## Entries shown
-- start --

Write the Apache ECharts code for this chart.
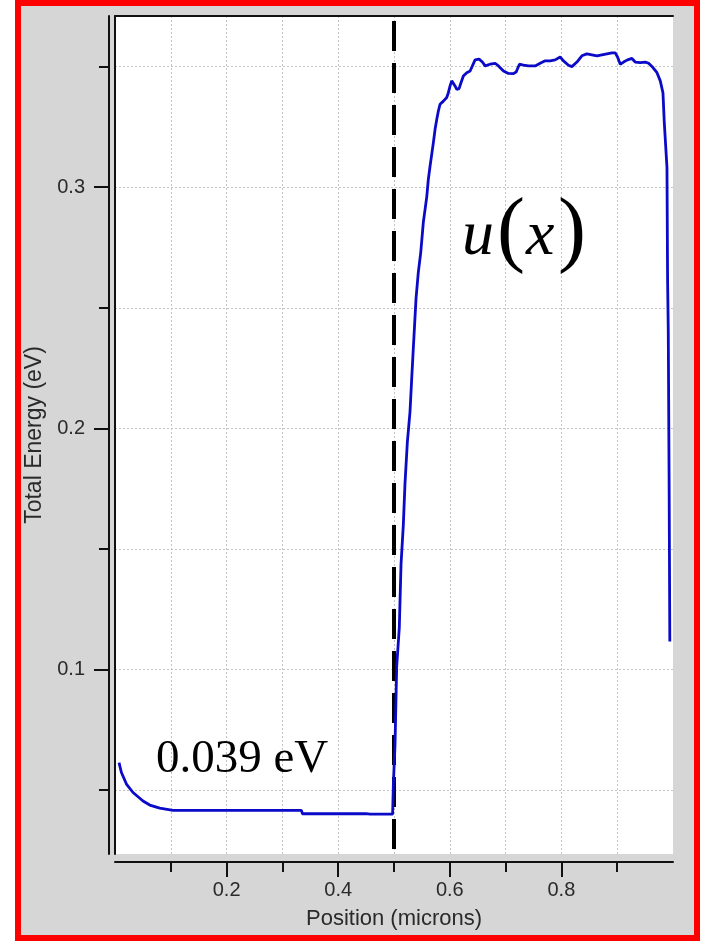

-- end --
-- start --

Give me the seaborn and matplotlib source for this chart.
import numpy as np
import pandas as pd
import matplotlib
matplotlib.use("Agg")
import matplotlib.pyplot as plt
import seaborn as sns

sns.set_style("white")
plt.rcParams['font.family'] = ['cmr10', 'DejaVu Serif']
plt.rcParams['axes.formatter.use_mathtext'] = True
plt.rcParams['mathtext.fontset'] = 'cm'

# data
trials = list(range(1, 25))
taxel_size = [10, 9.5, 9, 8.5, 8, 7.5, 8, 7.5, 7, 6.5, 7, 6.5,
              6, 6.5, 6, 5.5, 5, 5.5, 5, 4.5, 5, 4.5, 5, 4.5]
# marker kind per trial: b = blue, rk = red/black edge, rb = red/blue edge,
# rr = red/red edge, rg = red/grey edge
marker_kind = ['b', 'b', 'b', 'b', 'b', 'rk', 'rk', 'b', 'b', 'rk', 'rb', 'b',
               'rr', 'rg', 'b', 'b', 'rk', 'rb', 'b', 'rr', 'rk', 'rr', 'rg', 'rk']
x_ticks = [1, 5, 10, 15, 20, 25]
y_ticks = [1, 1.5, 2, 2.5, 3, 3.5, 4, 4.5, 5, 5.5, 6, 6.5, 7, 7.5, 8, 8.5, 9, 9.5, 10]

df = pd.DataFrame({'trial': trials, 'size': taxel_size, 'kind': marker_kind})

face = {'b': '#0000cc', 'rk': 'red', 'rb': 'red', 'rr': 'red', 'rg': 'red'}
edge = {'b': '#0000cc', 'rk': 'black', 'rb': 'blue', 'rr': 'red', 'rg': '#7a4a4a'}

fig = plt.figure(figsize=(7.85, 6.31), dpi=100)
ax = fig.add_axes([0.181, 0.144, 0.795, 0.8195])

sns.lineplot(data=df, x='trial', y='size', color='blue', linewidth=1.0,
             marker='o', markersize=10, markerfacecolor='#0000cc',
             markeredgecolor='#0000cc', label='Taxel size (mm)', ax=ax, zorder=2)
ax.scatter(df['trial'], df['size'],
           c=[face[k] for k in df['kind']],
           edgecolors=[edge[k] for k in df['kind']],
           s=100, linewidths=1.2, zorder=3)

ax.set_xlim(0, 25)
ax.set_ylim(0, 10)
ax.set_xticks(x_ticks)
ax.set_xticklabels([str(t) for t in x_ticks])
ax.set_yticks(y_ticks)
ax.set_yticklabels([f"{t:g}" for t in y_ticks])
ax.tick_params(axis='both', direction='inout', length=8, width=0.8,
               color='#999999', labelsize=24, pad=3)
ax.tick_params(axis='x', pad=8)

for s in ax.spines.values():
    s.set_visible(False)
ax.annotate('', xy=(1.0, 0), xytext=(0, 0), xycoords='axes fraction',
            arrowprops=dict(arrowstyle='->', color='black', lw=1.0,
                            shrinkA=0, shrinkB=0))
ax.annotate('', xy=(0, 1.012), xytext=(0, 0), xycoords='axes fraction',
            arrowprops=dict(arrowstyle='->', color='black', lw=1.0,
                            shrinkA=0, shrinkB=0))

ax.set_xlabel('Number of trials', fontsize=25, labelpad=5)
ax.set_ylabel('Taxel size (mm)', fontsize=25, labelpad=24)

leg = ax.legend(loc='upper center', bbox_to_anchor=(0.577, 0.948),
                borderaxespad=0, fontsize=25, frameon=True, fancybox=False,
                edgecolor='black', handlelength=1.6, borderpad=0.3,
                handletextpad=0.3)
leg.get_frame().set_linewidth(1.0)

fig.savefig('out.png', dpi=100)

-- end --
-- start --

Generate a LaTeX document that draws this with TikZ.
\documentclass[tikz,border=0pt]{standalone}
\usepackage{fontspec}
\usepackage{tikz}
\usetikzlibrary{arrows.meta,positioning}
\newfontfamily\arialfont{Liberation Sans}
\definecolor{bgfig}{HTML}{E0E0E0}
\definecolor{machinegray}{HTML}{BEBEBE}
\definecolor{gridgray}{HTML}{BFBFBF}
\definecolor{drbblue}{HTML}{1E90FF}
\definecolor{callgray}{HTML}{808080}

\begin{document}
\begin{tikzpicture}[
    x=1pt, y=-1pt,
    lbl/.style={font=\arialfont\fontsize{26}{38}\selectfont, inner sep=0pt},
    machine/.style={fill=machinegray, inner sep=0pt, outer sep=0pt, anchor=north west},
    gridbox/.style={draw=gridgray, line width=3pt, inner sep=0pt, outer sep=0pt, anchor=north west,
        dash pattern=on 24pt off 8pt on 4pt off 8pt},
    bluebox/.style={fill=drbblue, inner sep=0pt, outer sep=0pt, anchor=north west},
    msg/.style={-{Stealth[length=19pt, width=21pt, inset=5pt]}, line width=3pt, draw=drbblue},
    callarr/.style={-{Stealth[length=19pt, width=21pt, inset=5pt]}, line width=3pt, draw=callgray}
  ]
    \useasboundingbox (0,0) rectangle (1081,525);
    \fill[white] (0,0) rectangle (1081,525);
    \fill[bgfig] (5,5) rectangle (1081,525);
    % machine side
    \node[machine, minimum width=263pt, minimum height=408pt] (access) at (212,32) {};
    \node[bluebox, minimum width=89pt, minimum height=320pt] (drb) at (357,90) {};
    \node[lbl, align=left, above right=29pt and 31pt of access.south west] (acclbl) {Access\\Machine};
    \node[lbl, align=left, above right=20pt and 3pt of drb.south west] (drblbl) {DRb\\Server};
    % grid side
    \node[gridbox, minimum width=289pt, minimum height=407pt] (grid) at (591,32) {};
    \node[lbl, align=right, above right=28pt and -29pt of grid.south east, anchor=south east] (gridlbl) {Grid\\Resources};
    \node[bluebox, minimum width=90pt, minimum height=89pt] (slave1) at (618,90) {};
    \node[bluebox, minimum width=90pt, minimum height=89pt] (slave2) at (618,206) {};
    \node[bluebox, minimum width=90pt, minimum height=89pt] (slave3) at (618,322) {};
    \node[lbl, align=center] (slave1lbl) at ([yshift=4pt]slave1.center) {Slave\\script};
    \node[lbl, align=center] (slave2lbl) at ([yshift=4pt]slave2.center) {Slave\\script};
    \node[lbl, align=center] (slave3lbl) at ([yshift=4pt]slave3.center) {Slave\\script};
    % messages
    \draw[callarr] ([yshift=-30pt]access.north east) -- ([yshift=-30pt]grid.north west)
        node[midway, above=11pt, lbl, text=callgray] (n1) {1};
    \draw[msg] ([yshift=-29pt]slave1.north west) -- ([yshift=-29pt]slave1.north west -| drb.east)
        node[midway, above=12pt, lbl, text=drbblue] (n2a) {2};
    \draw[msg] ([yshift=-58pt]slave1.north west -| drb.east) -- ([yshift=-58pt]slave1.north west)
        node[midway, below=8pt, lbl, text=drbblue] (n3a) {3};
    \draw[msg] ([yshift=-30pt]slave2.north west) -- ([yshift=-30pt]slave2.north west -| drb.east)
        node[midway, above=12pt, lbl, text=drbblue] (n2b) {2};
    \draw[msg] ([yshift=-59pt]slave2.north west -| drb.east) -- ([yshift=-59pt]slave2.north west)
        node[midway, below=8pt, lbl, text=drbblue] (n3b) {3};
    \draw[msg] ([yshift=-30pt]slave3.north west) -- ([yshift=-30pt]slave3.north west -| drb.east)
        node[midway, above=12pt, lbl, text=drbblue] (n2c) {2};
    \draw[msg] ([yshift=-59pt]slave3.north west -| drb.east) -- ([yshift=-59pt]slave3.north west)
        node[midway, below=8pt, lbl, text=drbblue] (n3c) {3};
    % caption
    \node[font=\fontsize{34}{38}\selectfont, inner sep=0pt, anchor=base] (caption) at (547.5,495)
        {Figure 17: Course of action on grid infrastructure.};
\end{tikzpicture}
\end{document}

-- end --

## The problem
Print exactly the lines above from the one with "Give me the" to the one with "plt.rcParams['mathtext.fontset'] = 'cm'", including both.

## Response for this exercise
Give me the seaborn and matplotlib source for this chart.
import numpy as np
import pandas as pd
import matplotlib
matplotlib.use("Agg")
import matplotlib.pyplot as plt
import seaborn as sns

sns.set_style("white")
plt.rcParams['font.family'] = ['cmr10', 'DejaVu Serif']
plt.rcParams['axes.formatter.use_mathtext'] = True
plt.rcParams['mathtext.fontset'] = 'cm'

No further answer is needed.